# Exercise instructions
Would you write out the listing verbatim and skip every picture in it?
>> Start Supplied data
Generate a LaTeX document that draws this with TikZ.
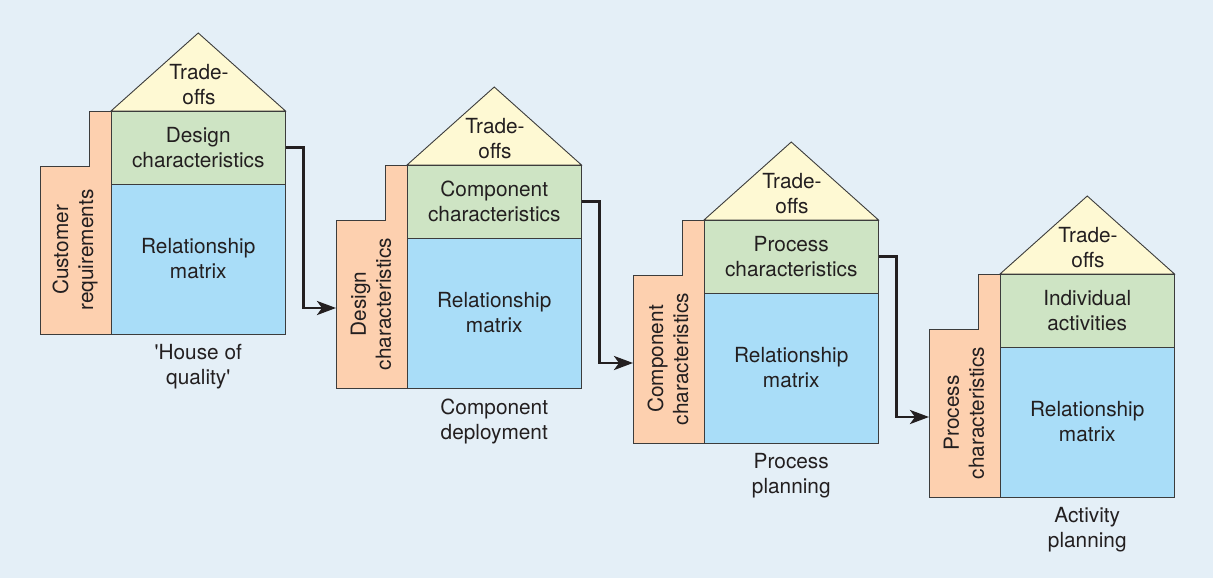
\documentclass[tikz,border=0pt]{standalone}
\usepackage{fontspec}
\setmainfont{TeX Gyre Heros}
\usetikzlibrary{arrows.meta}
\definecolor{bgc}{HTML}{E4EFF7}
\definecolor{orangec}{HTML}{FDD0AF}
\definecolor{greenc}{HTML}{CEE4C4}
\definecolor{bluec}{HTML}{A9DDF8}
\definecolor{yellowc}{HTML}{FEF9D3}
\definecolor{linec}{HTML}{3C3C3C}
\definecolor{textc}{HTML}{231F20}
\newcommand\qfdhouse[6]{%
 \begin{scope}[shift={(#2,#3)}]
  \draw[edge,fill=orangec] (-71,55) -- (-22,55) -- (-22,0) -- (0,0) -- (0,223) -- (-71,223) -- cycle;
  \draw[edge,fill=yellowc] (0,0) -- (87.25,-78) -- (174.5,0) -- cycle;
  \node[box,fill=greenc,minimum height=73pt,anchor=north west] (#1g) at (0,0) {#4};
  \node[box,fill=bluec,minimum height=150pt,anchor=north west] (#1b) at (0,73) {Relationship\\matrix};
  \node[txt] (#1t) at (88,-26.5) {Trade-\\offs};
  \node[txt,rotate=90] (#1o) at (-36,139) {#5};
  \node[txt] (#1c) at (87.25,256) {#6};
  \coordinate (#1in) at (-71,143);
 \end{scope}}
\begin{document}
\begin{tikzpicture}[x=1pt,y=-1pt,
  edge/.style={draw=linec,line width=0.9pt,line join=miter},
  txt/.style={text=textc,align=center,inner sep=0pt,font=\fontsize{20.8}{25}\selectfont},
  box/.style={edge,txt,minimum width=174.5pt,outer sep=0pt},
  flow/.style={draw=textc,line width=2.8pt,-{Stealth[length=19pt,width=14pt,inset=5pt]}}]
\fill[bgc] (0,0) rectangle (1213,578);
\useasboundingbox (0,0) rectangle (1213,578);
\qfdhouse{ha}{111}{111}{Design\\characteristics}{Customer\\requirements}{\textquotesingle House of\\quality\textquotesingle}
\qfdhouse{hb}{407}{165}{Component\\characteristics}{Design\\characteristics}{Component\\deployment}
\qfdhouse{hc}{704}{220}{Process\\characteristics}{Component\\characteristics}{Process\\planning}
\qfdhouse{hd}{1000}{274}{Individual\\activities}{Process\\characteristics}{Activity\\planning}
\draw[flow] (hag.east) -- ++(18,0) |- (hbin);
\draw[flow] (hbg.east) -- ++(18,0) |- (hcin);
\draw[flow] (hcg.east) -- ++(18,0) |- (hdin);
\end{tikzpicture}
\end{document}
>> End Supplied data
# The result
Generate a LaTeX document that draws this with TikZ.
\documentclass[tikz,border=0pt]{standalone}
\usepackage{fontspec}
\setmainfont{TeX Gyre Heros}
\usetikzlibrary{arrows.meta}
\definecolor{bgc}{HTML}{E4EFF7}
\definecolor{orangec}{HTML}{FDD0AF}
\definecolor{greenc}{HTML}{CEE4C4}
\definecolor{bluec}{HTML}{A9DDF8}
\definecolor{yellowc}{HTML}{FEF9D3}
\definecolor{linec}{HTML}{3C3C3C}
\definecolor{textc}{HTML}{231F20}
\newcommand\qfdhouse[6]{%
 \begin{scope}[shift={(#2,#3)}]
  \draw[edge,fill=orangec] (-71,55) -- (-22,55) -- (-22,0) -- (0,0) -- (0,223) -- (-71,223) -- cycle;
  \draw[edge,fill=yellowc] (0,0) -- (87.25,-78) -- (174.5,0) -- cycle;
  \node[box,fill=greenc,minimum height=73pt,anchor=north west] (#1g) at (0,0) {#4};
  \node[box,fill=bluec,minimum height=150pt,anchor=north west] (#1b) at (0,73) {Relationship\\matrix};
  \node[txt] (#1t) at (88,-26.5) {Trade-\\offs};
  \node[txt,rotate=90] (#1o) at (-36,139) {#5};
  \node[txt] (#1c) at (87.25,256) {#6};
  \coordinate (#1in) at (-71,143);
 \end{scope}}
\begin{document}
\begin{tikzpicture}[x=1pt,y=-1pt,
  edge/.style={draw=linec,line width=0.9pt,line join=miter},
  txt/.style={text=textc,align=center,inner sep=0pt,font=\fontsize{20.8}{25}\selectfont},
  box/.style={edge,txt,minimum width=174.5pt,outer sep=0pt},
  flow/.style={draw=textc,line width=2.8pt,-{Stealth[length=19pt,width=14pt,inset=5pt]}}]
\fill[bgc] (0,0) rectangle (1213,578);
\useasboundingbox (0,0) rectangle (1213,578);
\qfdhouse{ha}{111}{111}{Design\\characteristics}{Customer\\requirements}{\textquotesingle House of\\quality\textquotesingle}
\qfdhouse{hb}{407}{165}{Component\\characteristics}{Design\\characteristics}{Component\\deployment}
\qfdhouse{hc}{704}{220}{Process\\characteristics}{Component\\characteristics}{Process\\planning}
\qfdhouse{hd}{1000}{274}{Individual\\activities}{Process\\characteristics}{Activity\\planning}
\draw[flow] (hag.east) -- ++(18,0) |- (hbin);
\draw[flow] (hbg.east) -- ++(18,0) |- (hcin);
\draw[flow] (hcg.east) -- ++(18,0) |- (hdin);
\end{tikzpicture}
\end{document}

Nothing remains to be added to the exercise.